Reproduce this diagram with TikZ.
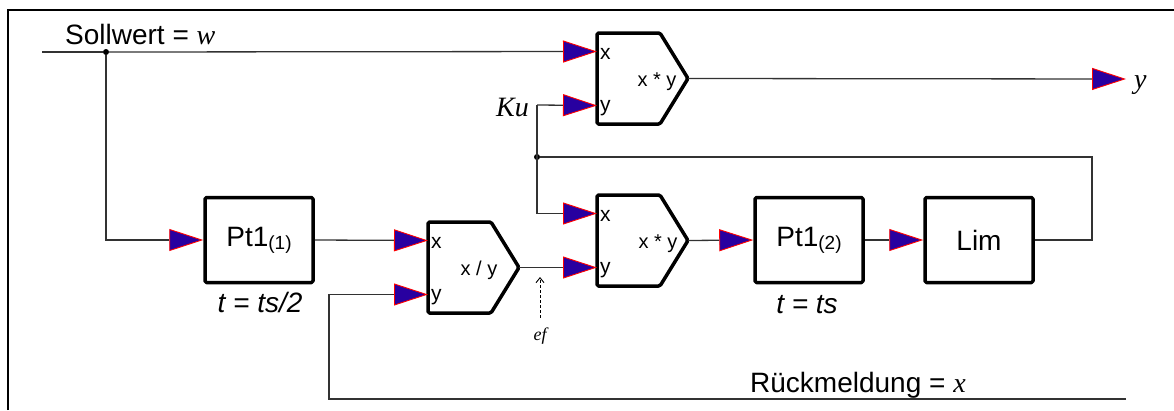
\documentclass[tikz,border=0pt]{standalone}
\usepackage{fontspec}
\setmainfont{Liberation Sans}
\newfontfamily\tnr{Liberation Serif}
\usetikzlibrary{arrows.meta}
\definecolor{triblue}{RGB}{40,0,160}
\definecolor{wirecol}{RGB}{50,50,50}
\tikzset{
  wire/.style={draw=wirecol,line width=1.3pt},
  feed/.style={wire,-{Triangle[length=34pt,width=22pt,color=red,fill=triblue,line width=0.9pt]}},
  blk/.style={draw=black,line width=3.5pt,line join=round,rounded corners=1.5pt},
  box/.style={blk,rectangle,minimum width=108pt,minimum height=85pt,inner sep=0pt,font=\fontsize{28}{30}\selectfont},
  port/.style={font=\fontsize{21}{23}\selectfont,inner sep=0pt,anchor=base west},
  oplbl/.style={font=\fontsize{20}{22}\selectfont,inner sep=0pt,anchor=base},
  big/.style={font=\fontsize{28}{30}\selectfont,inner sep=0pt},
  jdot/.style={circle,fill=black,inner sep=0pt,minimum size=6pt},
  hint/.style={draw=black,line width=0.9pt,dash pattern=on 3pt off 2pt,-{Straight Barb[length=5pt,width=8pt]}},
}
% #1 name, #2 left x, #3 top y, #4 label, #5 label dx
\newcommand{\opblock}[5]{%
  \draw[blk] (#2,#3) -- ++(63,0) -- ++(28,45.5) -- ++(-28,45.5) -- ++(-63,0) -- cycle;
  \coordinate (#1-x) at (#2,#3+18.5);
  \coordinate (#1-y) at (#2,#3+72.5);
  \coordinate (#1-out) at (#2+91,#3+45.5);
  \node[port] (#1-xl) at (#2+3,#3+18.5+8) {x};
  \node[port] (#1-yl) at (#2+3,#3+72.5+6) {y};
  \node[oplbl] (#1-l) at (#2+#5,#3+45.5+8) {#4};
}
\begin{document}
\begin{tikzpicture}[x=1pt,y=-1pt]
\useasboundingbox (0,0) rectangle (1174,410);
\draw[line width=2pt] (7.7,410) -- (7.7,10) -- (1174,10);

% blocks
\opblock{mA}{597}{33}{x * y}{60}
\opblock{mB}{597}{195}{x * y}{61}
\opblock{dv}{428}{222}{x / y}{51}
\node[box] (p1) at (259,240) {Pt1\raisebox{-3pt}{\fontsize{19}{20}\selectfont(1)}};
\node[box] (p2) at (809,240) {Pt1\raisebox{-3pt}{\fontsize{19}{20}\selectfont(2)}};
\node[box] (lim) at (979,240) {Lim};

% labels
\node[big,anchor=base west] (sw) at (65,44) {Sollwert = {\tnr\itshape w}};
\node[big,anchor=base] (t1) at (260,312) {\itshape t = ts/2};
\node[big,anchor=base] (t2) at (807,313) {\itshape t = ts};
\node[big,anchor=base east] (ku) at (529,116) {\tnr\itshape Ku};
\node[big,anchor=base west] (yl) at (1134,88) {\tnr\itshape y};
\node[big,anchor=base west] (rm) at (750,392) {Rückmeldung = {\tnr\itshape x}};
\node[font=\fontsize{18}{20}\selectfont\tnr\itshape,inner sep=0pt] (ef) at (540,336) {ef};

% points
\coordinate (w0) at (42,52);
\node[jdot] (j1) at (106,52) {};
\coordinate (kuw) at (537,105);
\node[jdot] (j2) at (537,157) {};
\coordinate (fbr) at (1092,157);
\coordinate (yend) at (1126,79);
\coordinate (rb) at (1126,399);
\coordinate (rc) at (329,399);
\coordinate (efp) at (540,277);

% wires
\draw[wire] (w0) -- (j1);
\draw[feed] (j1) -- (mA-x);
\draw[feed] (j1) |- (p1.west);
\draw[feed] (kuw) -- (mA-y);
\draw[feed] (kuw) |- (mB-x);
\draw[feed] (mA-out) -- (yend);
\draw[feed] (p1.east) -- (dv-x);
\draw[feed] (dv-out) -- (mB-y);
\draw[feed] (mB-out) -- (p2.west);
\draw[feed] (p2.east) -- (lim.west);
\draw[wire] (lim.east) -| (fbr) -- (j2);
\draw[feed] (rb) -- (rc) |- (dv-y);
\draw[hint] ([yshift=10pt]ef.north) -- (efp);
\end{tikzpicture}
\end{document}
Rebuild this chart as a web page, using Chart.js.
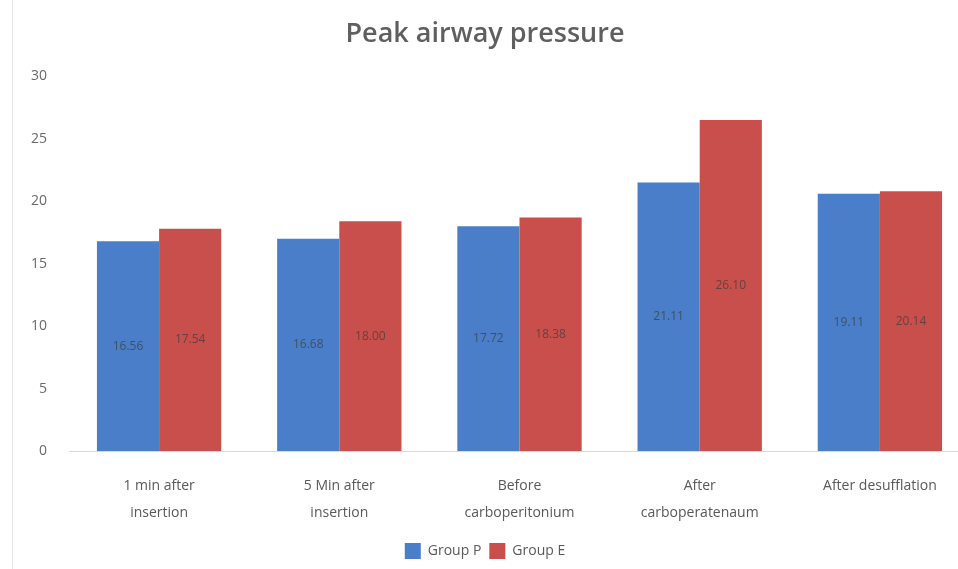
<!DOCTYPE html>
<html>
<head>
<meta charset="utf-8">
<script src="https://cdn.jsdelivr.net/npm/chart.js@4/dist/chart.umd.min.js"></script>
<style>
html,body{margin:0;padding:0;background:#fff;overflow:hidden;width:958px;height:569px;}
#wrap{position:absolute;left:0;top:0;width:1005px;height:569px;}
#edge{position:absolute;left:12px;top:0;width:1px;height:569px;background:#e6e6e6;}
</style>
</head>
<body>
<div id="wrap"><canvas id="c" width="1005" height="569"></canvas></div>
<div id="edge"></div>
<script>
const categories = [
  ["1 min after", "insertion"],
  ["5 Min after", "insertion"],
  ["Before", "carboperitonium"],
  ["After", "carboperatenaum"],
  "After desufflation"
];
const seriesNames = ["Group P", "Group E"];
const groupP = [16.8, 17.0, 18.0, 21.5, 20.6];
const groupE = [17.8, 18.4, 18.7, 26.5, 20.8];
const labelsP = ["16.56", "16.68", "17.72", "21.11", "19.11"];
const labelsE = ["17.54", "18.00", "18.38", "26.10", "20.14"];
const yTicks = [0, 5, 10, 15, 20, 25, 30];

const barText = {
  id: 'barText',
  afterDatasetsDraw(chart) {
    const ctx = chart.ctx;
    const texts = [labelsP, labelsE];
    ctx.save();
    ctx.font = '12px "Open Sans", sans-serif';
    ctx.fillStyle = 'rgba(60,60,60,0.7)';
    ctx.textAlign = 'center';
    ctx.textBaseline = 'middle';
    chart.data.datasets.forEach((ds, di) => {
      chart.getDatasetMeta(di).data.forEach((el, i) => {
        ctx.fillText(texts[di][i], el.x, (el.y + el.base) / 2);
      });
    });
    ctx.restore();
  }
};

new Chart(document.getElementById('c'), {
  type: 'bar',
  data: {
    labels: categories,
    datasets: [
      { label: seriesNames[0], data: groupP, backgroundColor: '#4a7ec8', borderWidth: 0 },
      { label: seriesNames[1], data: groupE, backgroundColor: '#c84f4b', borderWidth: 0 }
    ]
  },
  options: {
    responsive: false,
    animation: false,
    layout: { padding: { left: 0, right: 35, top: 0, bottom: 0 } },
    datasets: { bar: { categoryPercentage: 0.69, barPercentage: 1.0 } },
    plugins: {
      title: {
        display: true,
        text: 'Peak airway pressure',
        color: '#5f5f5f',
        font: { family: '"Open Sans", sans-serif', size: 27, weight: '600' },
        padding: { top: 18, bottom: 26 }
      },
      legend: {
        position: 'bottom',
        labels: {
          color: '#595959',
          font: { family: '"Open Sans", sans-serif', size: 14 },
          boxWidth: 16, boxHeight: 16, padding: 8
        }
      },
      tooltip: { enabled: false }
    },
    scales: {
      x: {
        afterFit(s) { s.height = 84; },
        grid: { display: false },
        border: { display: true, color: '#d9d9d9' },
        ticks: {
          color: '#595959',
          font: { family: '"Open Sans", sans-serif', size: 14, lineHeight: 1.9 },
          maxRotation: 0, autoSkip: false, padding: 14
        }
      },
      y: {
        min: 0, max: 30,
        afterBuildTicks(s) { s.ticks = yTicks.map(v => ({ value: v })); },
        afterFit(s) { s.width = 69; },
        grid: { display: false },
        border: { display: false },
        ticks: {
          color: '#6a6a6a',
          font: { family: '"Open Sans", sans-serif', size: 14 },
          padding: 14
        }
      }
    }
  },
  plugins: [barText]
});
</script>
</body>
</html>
##########
» Objective: Please reproduce, word for word, every line from the first line of the records above through the line containing "(7.7,10) -- (1174,10);", and leave out the pictures.

» Solution below:
Reproduce this diagram with TikZ.
\documentclass[tikz,border=0pt]{standalone}
\usepackage{fontspec}
\setmainfont{Liberation Sans}
\newfontfamily\tnr{Liberation Serif}
\usetikzlibrary{arrows.meta}
\definecolor{triblue}{RGB}{40,0,160}
\definecolor{wirecol}{RGB}{50,50,50}
\tikzset{
  wire/.style={draw=wirecol,line width=1.3pt},
  feed/.style={wire,-{Triangle[length=34pt,width=22pt,color=red,fill=triblue,line width=0.9pt]}},
  blk/.style={draw=black,line width=3.5pt,line join=round,rounded corners=1.5pt},
  box/.style={blk,rectangle,minimum width=108pt,minimum height=85pt,inner sep=0pt,font=\fontsize{28}{30}\selectfont},
  port/.style={font=\fontsize{21}{23}\selectfont,inner sep=0pt,anchor=base west},
  oplbl/.style={font=\fontsize{20}{22}\selectfont,inner sep=0pt,anchor=base},
  big/.style={font=\fontsize{28}{30}\selectfont,inner sep=0pt},
  jdot/.style={circle,fill=black,inner sep=0pt,minimum size=6pt},
  hint/.style={draw=black,line width=0.9pt,dash pattern=on 3pt off 2pt,-{Straight Barb[length=5pt,width=8pt]}},
}
% #1 name, #2 left x, #3 top y, #4 label, #5 label dx
\newcommand{\opblock}[5]{%
  \draw[blk] (#2,#3) -- ++(63,0) -- ++(28,45.5) -- ++(-28,45.5) -- ++(-63,0) -- cycle;
  \coordinate (#1-x) at (#2,#3+18.5);
  \coordinate (#1-y) at (#2,#3+72.5);
  \coordinate (#1-out) at (#2+91,#3+45.5);
  \node[port] (#1-xl) at (#2+3,#3+18.5+8) {x};
  \node[port] (#1-yl) at (#2+3,#3+72.5+6) {y};
  \node[oplbl] (#1-l) at (#2+#5,#3+45.5+8) {#4};
}
\begin{document}
\begin{tikzpicture}[x=1pt,y=-1pt]
\useasboundingbox (0,0) rectangle (1174,410);
\draw[line width=2pt] (7.7,410) -- (7.7,10) -- (1174,10);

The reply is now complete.